Always Be My Maybe movie review: Ali Wong, Randall Park bring morning dew freshness to Netflix rom-com
Ah, the evergreen romantic comedy genre, that invites you to warm up some coffee and snuggle in a blanket on a cozy Saturday night with your significant other. You let the characters on screen win you over by making you and your partner identify with them in ludicrously contorted ways. Or if you are single, the genre that makes you hate watch its content with a tub of ice cream and still make you yearn for the milquetoast existential conflicts that the characters are sorting out with a series of convenient coincidences. In short, there really is nothing like a well made rom-com to lubricate your rusty cockles. The new Netflix Original, Always Be My Maybe, perfectly fits the bill.
We must thank Crazy Rich Asians for opening the floodgates to mainstream American cinema with Asian characters, because Ali Wong and Randall Park are just perfect as the leads in this film. The less you know about the story the better — Wong and Park play Sasha and Marcus respectively, who reconnect after years and rekindle some romance. The story beats preceding and succeeding that event are cringe-inducingly predictable, but because Wong and Park are so refreshing as an on screen duo, and it is directed with such good craft by TV veteran Nahnatchka Khan, it is easy to waft away with the laid-back energy of the film. The whole package really is a testament to how an average story could graduate to watchable entertainment, based purely on the charm and chemistry of its performers.
What is most interesting about this film is not the way it is performed or shot, but the pins that hold the cinematic cloth together — this is precision filmmaking from Netflix, tailor-made with its algorithm, to cater to specific demographics by inserting perfectly calibrated plot points to trigger emotional reactions. When you take the film apart, you will be able to spot all the elements that glue the plot together. They are all topical strands that are individually popular on the streaming platform. For example, because cooking shows are popular, one of the protagonists is a chef, and conveniently, this is a film put together by the folks who made and star in the TV show Fresh of the Boat, centered around the restaurant business. It is a formula that just works and Always Be My Maybe milks it real good. As a result, it delivers on its sweet and sappy promise. It makes for the most ‘undemanding’ film in recent times. That is somehow different enough despite its torrent of familiarity.
To give it a further boost, the film contains a cameo from a major Hollywood star which is so hilarious and memorable it ranks right up there with Bill Murray in Zombieland. The star in question plays a fictionalised, over-the-top version of himself. You will be left in splits by the time he exits the movie.
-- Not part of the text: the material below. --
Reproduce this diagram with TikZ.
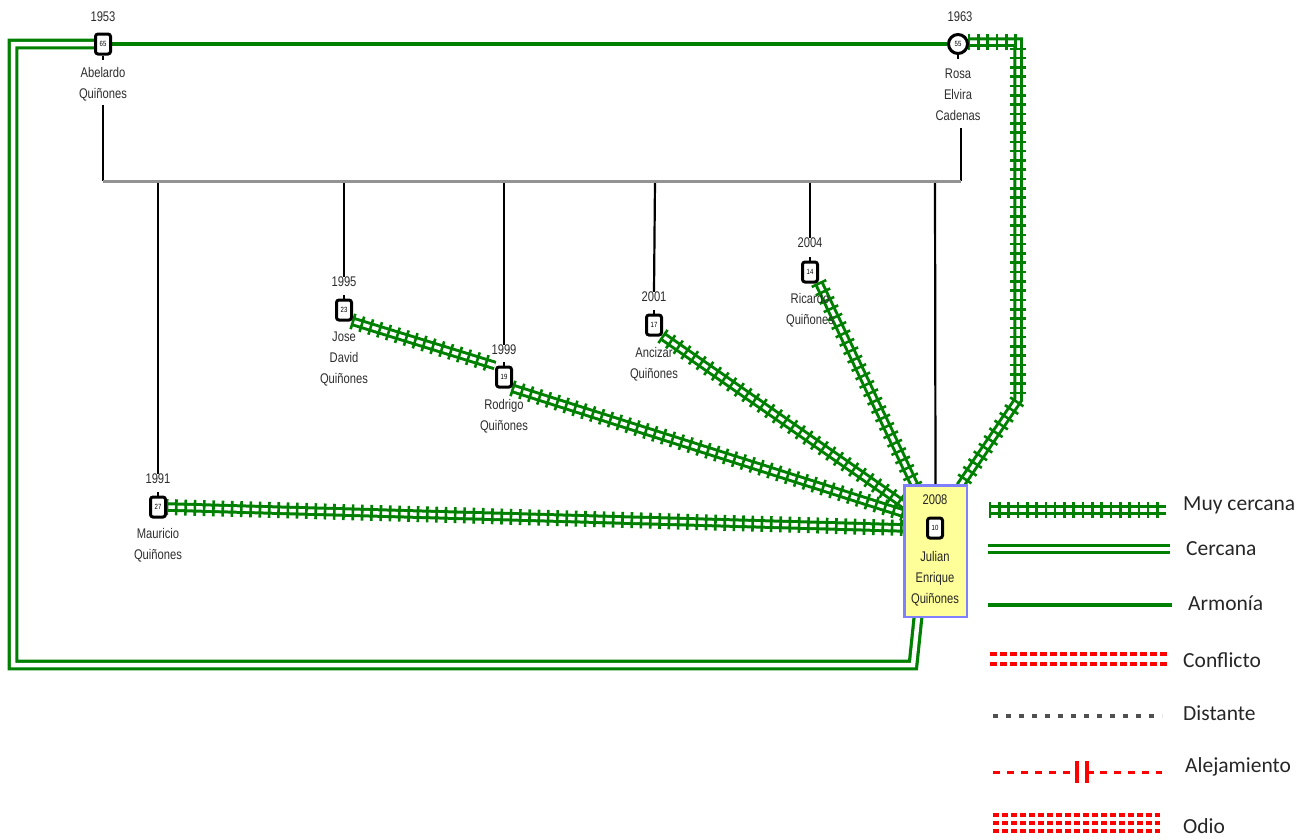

Both Wong and Park have star-making turns here. The former is already a more recognisable name the latter, who generally has small parts in big movies. But he might finally get the eyeballs that he deserves as a legit lead. Park even gets the opportunity to sing an ‘Everything Is Awesome’-style uproariously satirical song that closes the film.
Even though originality is sparse in this movie, it is the emotions it renders that are real and plenty. Of course, there are things in the plot and character behaviour that are too cute to exist in the real world, but that is what the genre brings — a brief moment of distraction and foolish hope that the implausible is offset by the enjoyable. There is no doubt that this is going to be a huge success for the streaming platform. It is going to be interesting to see what Netflix does next. If it means more films with a focus on communities not explored in mainstream cinema, it bodes well for both creators and consumers.